→ **STORED ROWS**
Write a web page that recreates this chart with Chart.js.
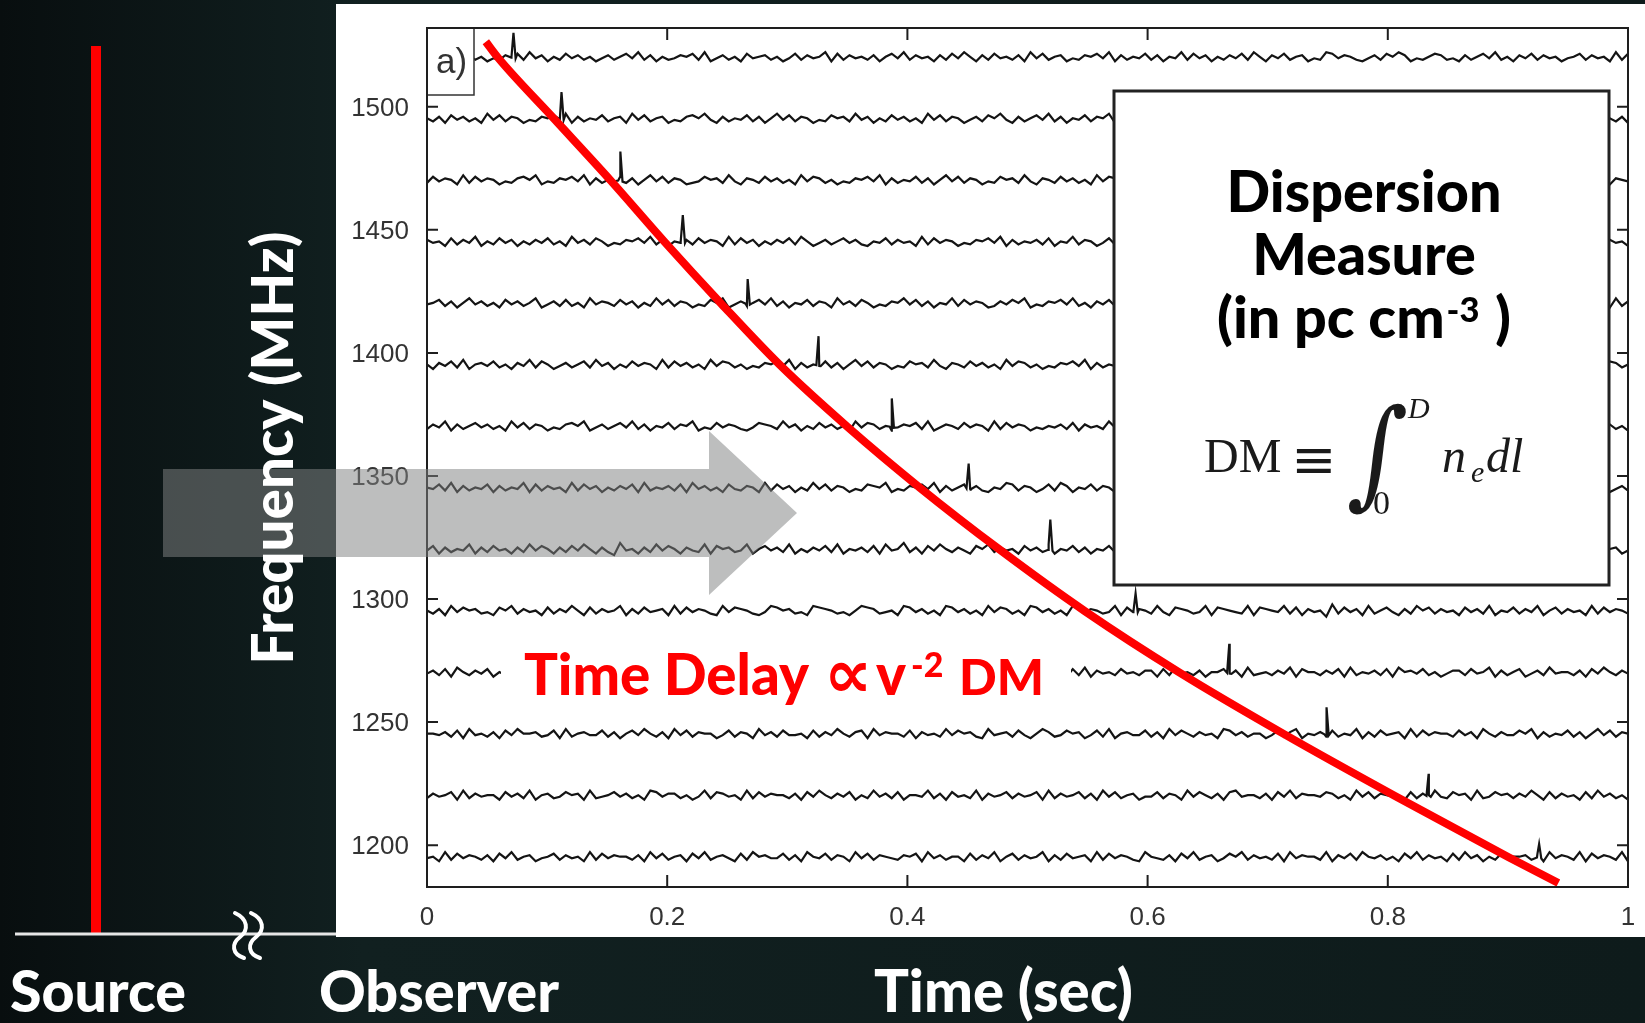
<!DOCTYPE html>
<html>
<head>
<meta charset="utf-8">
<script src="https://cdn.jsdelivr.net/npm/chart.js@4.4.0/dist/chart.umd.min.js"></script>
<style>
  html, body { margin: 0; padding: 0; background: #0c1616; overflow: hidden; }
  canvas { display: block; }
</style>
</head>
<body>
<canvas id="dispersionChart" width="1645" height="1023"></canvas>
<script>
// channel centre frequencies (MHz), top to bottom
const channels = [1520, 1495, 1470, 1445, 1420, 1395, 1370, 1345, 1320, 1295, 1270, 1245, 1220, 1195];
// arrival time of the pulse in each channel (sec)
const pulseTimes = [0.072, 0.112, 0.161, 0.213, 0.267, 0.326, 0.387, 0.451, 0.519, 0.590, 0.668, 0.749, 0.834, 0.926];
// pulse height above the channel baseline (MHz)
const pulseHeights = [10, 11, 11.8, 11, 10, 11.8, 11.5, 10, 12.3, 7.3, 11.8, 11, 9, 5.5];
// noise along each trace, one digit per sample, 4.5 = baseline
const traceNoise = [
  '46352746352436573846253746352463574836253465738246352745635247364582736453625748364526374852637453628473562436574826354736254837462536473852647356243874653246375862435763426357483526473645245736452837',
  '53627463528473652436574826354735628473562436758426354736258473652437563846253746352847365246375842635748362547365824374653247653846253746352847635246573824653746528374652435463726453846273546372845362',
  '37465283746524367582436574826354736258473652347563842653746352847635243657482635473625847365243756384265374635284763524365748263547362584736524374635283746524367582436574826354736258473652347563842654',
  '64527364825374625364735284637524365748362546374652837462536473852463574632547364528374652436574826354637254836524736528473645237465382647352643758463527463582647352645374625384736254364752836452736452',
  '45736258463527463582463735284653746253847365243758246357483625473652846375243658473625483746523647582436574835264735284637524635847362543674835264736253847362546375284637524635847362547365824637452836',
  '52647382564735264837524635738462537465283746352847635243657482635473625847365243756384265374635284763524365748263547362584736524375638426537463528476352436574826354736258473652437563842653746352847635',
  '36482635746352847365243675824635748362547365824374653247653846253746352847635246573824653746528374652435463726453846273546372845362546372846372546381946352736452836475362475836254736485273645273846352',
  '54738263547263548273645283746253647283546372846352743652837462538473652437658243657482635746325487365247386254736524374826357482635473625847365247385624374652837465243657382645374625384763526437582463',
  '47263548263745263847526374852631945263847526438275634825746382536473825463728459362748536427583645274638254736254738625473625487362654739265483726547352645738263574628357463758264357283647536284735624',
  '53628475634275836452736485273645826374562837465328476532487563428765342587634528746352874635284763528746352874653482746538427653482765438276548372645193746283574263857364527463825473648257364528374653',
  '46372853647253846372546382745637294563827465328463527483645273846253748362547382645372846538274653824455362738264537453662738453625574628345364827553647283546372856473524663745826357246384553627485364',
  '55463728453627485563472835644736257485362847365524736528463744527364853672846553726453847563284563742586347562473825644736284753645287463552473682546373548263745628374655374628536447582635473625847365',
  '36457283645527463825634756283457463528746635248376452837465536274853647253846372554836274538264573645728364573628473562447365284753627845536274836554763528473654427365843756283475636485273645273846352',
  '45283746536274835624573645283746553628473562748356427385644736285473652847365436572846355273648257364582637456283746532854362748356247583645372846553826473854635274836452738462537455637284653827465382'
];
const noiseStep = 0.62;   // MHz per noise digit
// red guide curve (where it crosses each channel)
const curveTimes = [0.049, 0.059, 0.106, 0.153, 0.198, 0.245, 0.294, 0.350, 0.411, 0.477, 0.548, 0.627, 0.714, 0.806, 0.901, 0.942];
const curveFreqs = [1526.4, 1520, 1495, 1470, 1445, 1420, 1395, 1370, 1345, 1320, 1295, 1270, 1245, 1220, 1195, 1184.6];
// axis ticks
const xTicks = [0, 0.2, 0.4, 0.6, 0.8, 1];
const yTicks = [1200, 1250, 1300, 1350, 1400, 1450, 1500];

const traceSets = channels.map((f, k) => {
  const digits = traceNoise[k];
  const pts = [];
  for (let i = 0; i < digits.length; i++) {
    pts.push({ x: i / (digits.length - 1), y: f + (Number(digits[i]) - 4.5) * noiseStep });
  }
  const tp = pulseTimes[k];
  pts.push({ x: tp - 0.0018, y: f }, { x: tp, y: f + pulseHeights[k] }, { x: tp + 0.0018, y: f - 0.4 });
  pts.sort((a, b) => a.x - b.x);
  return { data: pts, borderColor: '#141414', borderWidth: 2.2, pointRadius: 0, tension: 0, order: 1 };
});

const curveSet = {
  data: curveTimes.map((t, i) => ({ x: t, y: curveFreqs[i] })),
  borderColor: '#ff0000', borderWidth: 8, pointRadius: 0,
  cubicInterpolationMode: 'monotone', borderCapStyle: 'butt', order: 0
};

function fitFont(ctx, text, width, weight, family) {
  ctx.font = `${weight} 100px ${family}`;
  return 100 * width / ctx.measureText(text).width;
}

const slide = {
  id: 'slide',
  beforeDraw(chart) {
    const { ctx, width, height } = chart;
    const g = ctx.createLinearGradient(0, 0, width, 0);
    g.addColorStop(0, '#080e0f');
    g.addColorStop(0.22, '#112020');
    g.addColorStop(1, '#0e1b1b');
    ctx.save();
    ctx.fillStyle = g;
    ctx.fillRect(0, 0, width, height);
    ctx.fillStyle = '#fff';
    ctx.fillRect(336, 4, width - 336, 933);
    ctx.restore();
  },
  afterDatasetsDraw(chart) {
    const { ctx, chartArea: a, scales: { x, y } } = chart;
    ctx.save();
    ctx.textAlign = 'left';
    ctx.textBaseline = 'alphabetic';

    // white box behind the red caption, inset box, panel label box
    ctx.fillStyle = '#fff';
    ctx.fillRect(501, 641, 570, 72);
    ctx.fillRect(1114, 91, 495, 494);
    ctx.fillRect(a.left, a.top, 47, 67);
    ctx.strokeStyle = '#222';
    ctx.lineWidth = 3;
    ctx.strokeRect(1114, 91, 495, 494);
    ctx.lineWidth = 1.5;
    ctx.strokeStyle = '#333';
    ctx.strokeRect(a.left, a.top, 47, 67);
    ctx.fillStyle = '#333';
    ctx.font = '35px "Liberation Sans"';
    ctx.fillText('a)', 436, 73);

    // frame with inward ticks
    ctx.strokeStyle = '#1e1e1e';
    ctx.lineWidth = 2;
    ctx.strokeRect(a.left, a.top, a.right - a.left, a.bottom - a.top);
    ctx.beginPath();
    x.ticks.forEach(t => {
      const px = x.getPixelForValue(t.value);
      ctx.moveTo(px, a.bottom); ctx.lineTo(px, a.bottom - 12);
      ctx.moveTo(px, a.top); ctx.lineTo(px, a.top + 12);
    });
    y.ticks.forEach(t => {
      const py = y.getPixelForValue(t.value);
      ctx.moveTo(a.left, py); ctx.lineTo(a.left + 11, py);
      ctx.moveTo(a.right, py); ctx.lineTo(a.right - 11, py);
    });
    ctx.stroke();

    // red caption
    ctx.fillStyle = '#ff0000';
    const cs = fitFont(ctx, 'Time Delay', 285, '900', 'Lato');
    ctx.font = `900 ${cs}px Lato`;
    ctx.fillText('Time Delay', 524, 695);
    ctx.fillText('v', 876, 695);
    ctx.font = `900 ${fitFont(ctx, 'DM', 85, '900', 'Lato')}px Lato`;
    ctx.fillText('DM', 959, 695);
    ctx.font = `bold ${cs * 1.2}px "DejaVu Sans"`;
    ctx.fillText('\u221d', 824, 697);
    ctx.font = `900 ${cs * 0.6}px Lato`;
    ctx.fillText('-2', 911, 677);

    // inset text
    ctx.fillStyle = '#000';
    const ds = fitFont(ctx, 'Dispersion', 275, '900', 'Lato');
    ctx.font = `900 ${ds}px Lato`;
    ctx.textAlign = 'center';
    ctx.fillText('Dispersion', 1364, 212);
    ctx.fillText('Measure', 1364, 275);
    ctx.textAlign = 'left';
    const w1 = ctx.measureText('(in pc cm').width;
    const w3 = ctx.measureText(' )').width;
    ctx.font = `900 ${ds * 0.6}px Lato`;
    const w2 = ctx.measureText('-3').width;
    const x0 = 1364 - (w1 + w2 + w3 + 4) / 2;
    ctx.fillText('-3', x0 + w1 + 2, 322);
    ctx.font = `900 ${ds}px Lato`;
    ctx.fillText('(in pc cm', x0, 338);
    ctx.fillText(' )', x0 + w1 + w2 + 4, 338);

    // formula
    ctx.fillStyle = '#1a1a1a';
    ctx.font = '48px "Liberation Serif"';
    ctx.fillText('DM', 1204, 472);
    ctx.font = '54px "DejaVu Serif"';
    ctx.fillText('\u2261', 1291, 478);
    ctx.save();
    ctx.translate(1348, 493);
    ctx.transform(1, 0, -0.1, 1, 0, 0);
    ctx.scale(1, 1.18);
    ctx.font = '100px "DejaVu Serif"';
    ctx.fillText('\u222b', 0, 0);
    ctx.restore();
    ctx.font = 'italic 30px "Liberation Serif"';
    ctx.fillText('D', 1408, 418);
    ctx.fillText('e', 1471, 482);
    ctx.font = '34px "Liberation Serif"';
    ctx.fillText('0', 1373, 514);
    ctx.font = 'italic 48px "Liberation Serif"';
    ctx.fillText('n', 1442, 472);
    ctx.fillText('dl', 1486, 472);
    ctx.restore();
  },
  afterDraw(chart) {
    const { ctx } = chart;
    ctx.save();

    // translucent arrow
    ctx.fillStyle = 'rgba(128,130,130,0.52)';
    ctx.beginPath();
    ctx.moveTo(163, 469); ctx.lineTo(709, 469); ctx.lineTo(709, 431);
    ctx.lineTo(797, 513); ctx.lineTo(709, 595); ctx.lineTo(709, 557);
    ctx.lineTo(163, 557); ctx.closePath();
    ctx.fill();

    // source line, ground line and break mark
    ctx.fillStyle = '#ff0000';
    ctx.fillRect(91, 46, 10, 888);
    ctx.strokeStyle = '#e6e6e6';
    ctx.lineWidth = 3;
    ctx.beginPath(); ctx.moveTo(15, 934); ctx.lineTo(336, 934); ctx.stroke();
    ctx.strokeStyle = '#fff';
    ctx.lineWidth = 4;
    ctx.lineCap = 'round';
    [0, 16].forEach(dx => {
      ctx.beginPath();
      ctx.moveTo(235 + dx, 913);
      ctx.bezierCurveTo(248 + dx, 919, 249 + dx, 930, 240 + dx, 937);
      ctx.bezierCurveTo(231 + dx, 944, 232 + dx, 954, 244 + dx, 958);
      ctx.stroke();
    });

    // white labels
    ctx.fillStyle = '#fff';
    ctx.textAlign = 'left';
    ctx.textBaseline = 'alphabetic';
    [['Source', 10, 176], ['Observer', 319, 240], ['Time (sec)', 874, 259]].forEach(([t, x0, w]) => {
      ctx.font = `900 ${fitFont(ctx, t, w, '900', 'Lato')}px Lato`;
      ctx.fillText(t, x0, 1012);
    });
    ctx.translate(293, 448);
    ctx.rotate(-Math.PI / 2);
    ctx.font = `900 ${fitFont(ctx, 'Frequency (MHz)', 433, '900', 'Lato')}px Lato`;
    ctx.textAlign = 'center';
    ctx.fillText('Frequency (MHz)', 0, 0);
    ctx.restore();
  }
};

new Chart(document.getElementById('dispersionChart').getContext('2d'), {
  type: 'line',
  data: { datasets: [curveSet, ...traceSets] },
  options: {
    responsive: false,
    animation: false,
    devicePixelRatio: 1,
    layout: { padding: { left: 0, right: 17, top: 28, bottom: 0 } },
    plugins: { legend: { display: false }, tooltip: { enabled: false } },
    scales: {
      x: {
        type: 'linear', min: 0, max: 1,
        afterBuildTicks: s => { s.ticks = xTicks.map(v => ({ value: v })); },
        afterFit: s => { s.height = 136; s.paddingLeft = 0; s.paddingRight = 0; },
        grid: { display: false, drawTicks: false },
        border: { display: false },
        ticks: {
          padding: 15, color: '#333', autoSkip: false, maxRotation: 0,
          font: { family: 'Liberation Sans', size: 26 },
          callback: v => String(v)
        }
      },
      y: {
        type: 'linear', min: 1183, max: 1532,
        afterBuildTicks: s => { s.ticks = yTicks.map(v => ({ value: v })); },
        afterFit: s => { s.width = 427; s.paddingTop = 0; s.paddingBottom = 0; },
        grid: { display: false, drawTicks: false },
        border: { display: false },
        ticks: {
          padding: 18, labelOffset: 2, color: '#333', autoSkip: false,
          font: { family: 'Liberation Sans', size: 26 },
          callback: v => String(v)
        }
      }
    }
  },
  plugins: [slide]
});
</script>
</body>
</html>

---

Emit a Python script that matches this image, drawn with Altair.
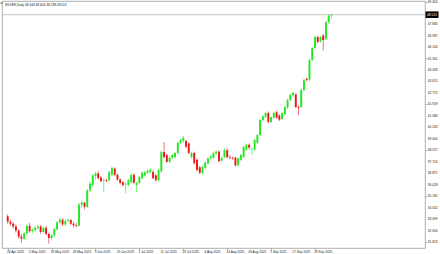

→ **THE REQUEST**
Search the records for the word "script", then list every line that has it.

→ **FINAL ANSWER**
<script src="https://cdn.jsdelivr.net/npm/chart.js@4.4.0/dist/chart.umd.min.js"></script>
<script>
</script>
Emit a Python script that matches this image, drawn with Altair.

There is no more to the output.